The alternative I am using is funneling all requests into a single pipeline and having that pipeline split into stages distributed over CPU cores. So it comes in (by way of Kafka or REST call, etc.), it is queued, it goes to CPU core #1, gets some processing there, then moves to CPU core #2, gets some other processing there, gets published to CPU core #3 and so on.

Now, each of these components can work on huge number of tasks at the same time. For example when the step is to enrich the data, it might be necessary to shoot a message to another REST service and wait for response. During that time the component picks up other items to do the same.

As you see, this architecture practically begs to use batching and amortize costs.

ricardobeat · on Aug 25, 2021

What you're describing sounds like vanilla async concurrency. I seriously doubt 'most applications' use the one-thread-per-request model at this point in time, most major frameworks are async now. And it's not a silver bullet either, plenty of articles on how single-thread is sometimes a better fit for extremely high-performance apps.
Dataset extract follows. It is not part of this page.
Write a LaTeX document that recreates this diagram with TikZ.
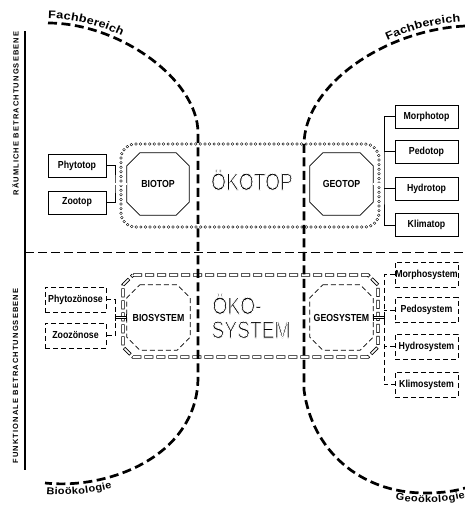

After reading all of you responses, I still don't see how you think your learnings apply to Discord. They would not be able to fit the indexes in memory on MongoDB. They can't batch reads or writes at the application server level (the latency cost for messaging is not acceptable). Millions of queries happen every second, not one-off analytical workloads. It seems these two systems are far enough apart that really there is no meaningful comparison to be made here.

fao_ · on Aug 25, 2021

I'm not sure why you're being downvoted when you're a domain expert talking about your craft? People have weird hangups on hacker news, it seems

Aeolun · on Aug 25, 2021

Something about the tone of the messages rubs me entirely the wrong way.

bottled_poe · on Aug 25, 2021

It reads like justified opinions from experience. Not seeing much emotional tone in there.

combyn8tor · on Aug 25, 2021

Well on one hand you've got engineers at a billion dollar company explaining how they've solved a problem. On the other hand you've got some random commentor on HN over-simplifying a complex engineering solution.

BigJono · on Aug 25, 2021

Sounds to me like it's some "random commentor" who has solved a similar problem at a similar scale with a solution that's much simpler.

Aeolun · on Aug 25, 2021

I dunno, sounds very ‘I am very smart’ to me. They may be right or they may not, but both solutions sound workable to me.

Don’t let perfect be the enemy of good, and all that. There’s enough utter garbage around to shit on.

fao_ · on Aug 25, 2021

I think you're reading into it. They are stating that the solution in the post was overengineered, and describing an alternate solution that doesn't require as much abstraction or resources, but is manageable for data with a much higher dimensional structure

The fact that you read that as "I am very smart" and that that was a reason to downvote the post, tells more about you than it does the person you're supposedly describing.

polishdude20 · on Aug 25, 2021

This just gives me Factorio flashbacks.